Set achievable goals
Be realistic about what you can accomplish this year—now may not be the time to prioritize M&A or launch a new product with higher hurdle rates given higher interest costs. Routine operations will already be more expensive as it is, so anything new that might add significant weight to your expense sheet could be a risk. The CEO and CFO need to collaborate very closely to make strategic decisions on allocation of resources and capital and set achievable operational and financial goals to drive business growth throughout 2023.
Develop flexible forecasting models
If there’s one thing we learned in 2022, it’s that our forecasting models needed to adapt. Inflation, interest rates and foreign currency have already had a tremendous impact on business earnings in the past few financial quarters—far more than originally anticipated. If they haven’t done so already, CFOs will need to take these factors into account and design and implement flexible forecasting models for 2023 as these market conditions evolve.
Streamline and automate manual processes
In an effort to increase accountability and awareness around ESG efforts, the SEC has recently introduced a new climate disclosure rule that will likely add a significant operational burden on publicly traded finance and accounting teams. Now is the time to ensure your operational and financial reporting platforms are scalable so that when workload picks up, your team is ready. By automating and streamlining the financial close and financial reporting processes, the Office of Finance can simplify and quickly support the integration of these new compliance processes.
Invest in digital transformation for long-term growth and profitability
Digital transformation strategies are a core enabler of long-term profitable business growth. Supporting the Office of Finance with the right technologies, such as automation, makes your business naturally more agile in preparation for any new market circumstances, M&A opportunities, etc. Additionally, modernizing financial reporting processes with supportive technologies can reduce hours spent on inefficient manual processes, improve reporting accuracy and free up time for finance teams to focus on more value-additive work. These proven digital technologies can also support more informed, data-driven decision making across the C-Suite. Finally, automation becomes more important than ever as companies think about ways to streamline their workforce, particularly as continued challenges in the talent and labor market persist.

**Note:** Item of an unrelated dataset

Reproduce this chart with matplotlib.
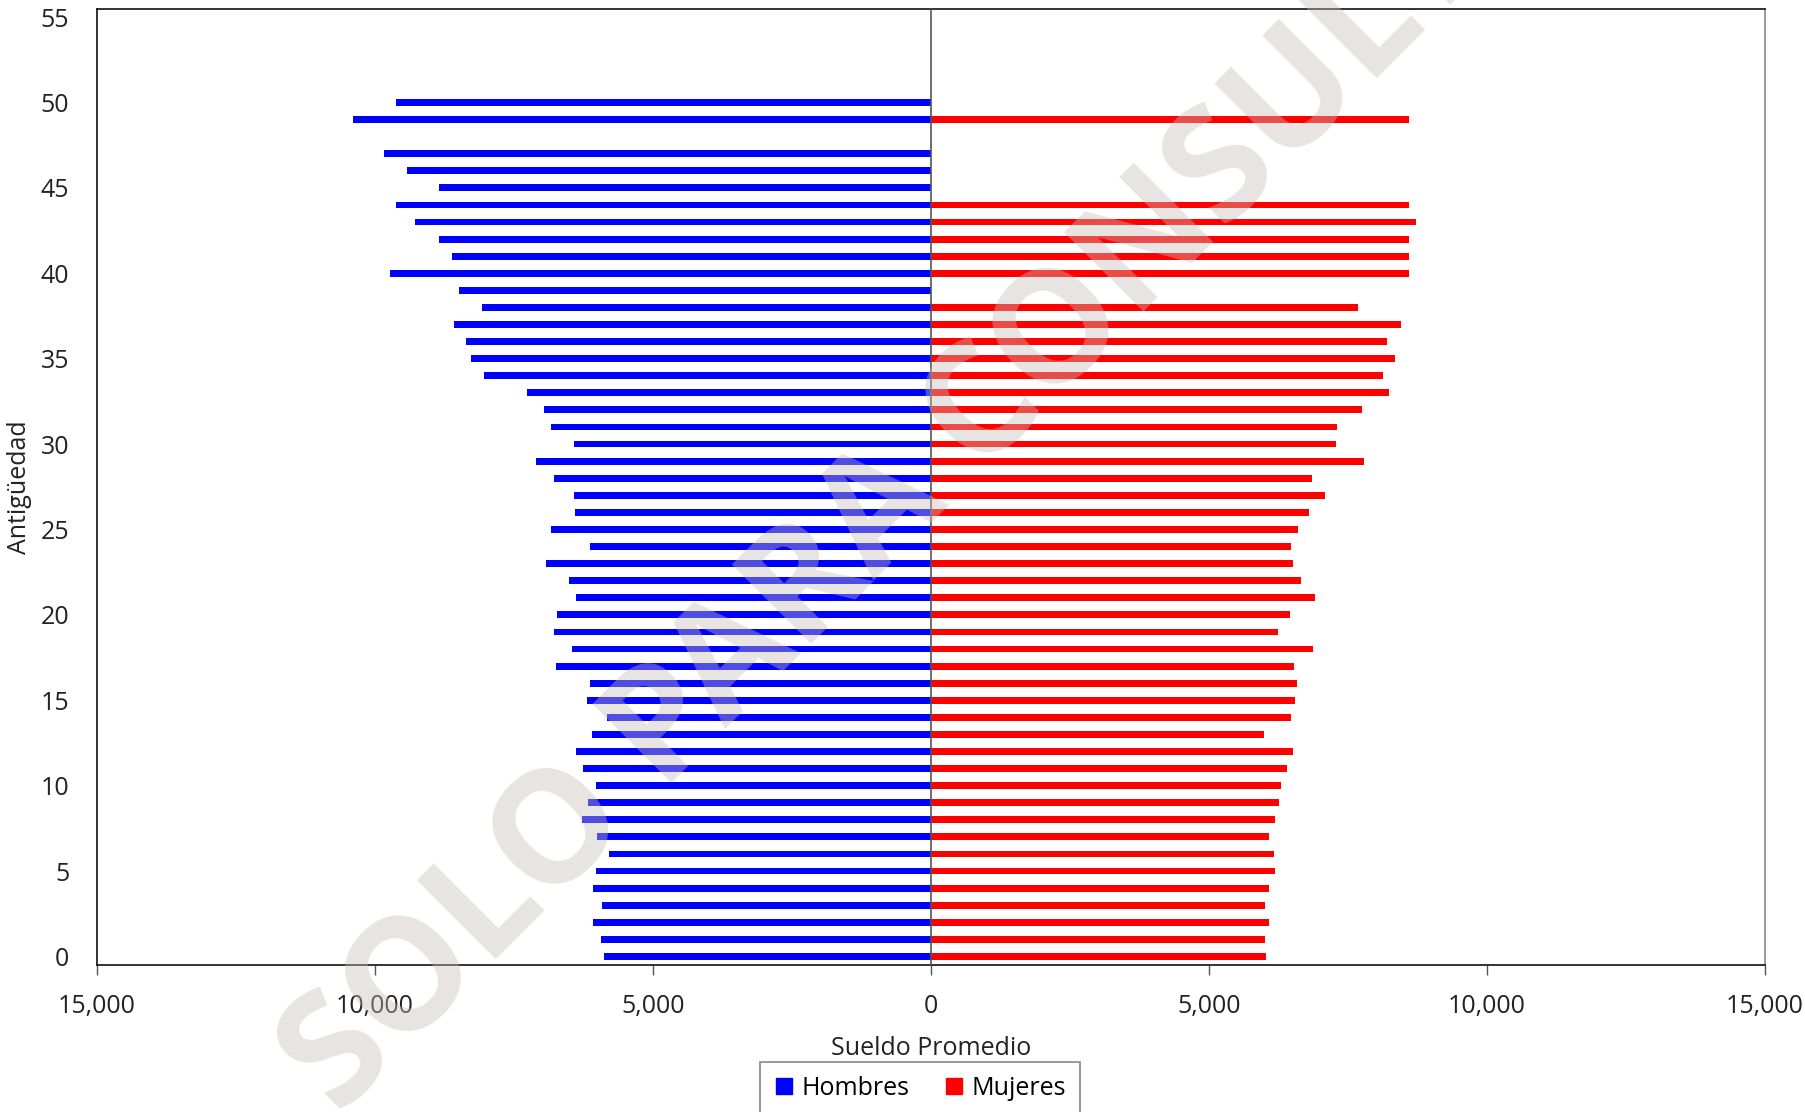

Focus on finance talent retention & upskilling
Retaining top financial talent remains a critical issue that many CFOs are continually struggling to solve. As many companies deal with ongoing wage growth and keeping up with the high pace of inflation, CFOs must find other ways to engage and empower their teams. A key tenet of your talent retention strategy should be upskilling your team with the skills they need to fill the gap in reduced team sizes, as well as support business priorities and objectives for the year ahead.
Keeping these five considerations in mind will be important for CFOs as they navigate the new year. Senior management will still debate capital and resource allocation throughout 2023, but maintaining a strategic business mindset can support the decision-making process. The current economic environment presents many challenges, as we’ve already seen, but there are ways to mitigate potential risks and set achievable growth targets, while still remaining focused on cash flow.